Many of us, Benner writes, create a false self, one based on experiences from childhood and one rooted in how we think others want to see us and how we think we should see ourselves. The Christian journey is a journey toward abandoning these false notions of ourselves and growing into our true selves, the one we were created to be from the beginning: “The self that begins the spiritual journey is the self of our own creation, the self we thought ourselves to be. This is the self that dies on the journey. The self that arrives is the self that was loved into existence by Divine Love. This is the person we were destined from eternity to become—the I that is hidden in the “‘I AM.’”
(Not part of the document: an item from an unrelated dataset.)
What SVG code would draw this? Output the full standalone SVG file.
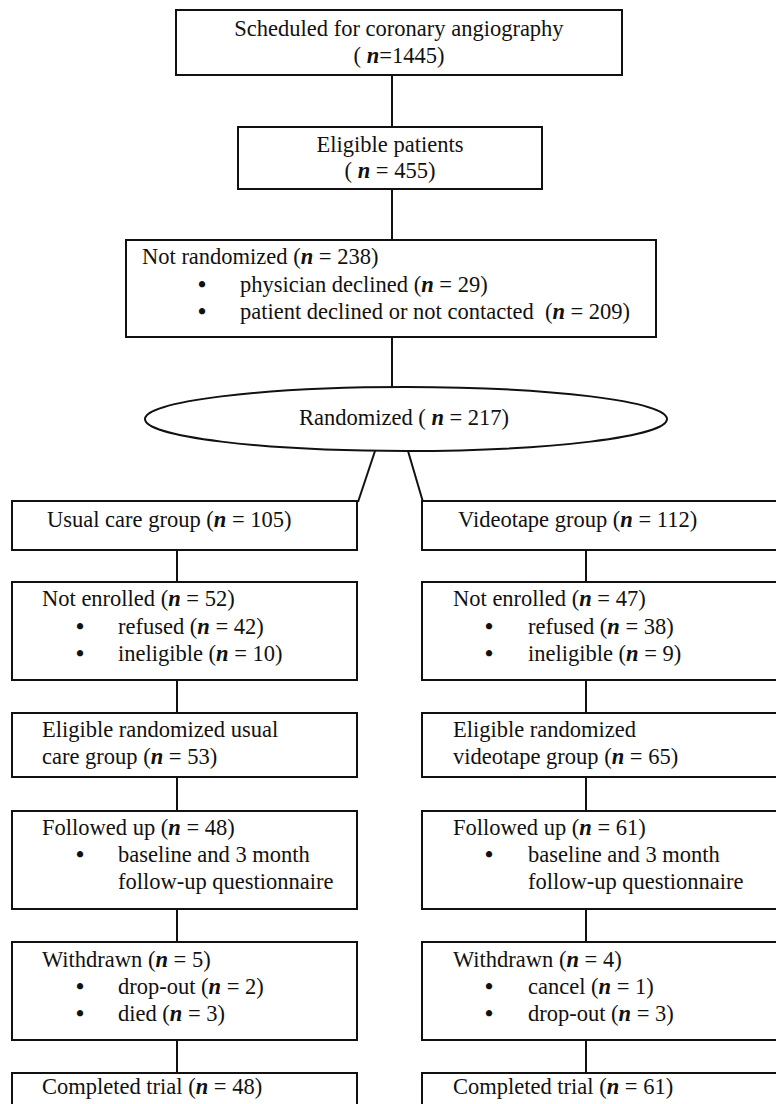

This feels especially important during times of crisis like Covid-19. Many of us, if we are honest, are wrestling with identity right now because the coronavirus has impacted many of the things that give us a sense of identity or self-worth. Some of us have lost our jobs, and our careers are often a core part of how we identify ourselves. Some of us have lost health, and the status of our physical bodies is an important part of self. Some of us have lost loved ones, and family and friends are fundamental to our self-identity. Some of us have had our routines radically altered, and those routines helped provide a sense of self. Some of us are victims of or are witnessing inhuman acts of injustice and unkindness in this time, and that raises hard questions about self-identity.

Robert Mulholland (The Deeper Journey) writes that discovering and living as our true selves is the real invitation of Jesus. When Jesus says “If anyone would come after me, they must deny themselves,” and, “Whoever loses their self for my sake will find it” (Mt 16:24-25), Jesus is inviting us to lay down those false selves and live into our true selves. Trappist Monk Thomas Merton (Seeds of Contemplation) wrote, “For me to be a saint means to be myself. Therefore the problem of sanctity and salvation is in fact the problem of finding out who I am and discovering my true self.” 

Some of the important and deep work you can do during this crisis is the work of self-identification. Who are you? Not, who do others expect you to be? No, who do you expect yourself to be? But, who are you–really? Who is the person God has created and called you to be? If you had the courage to step into your true identity, what would that look like?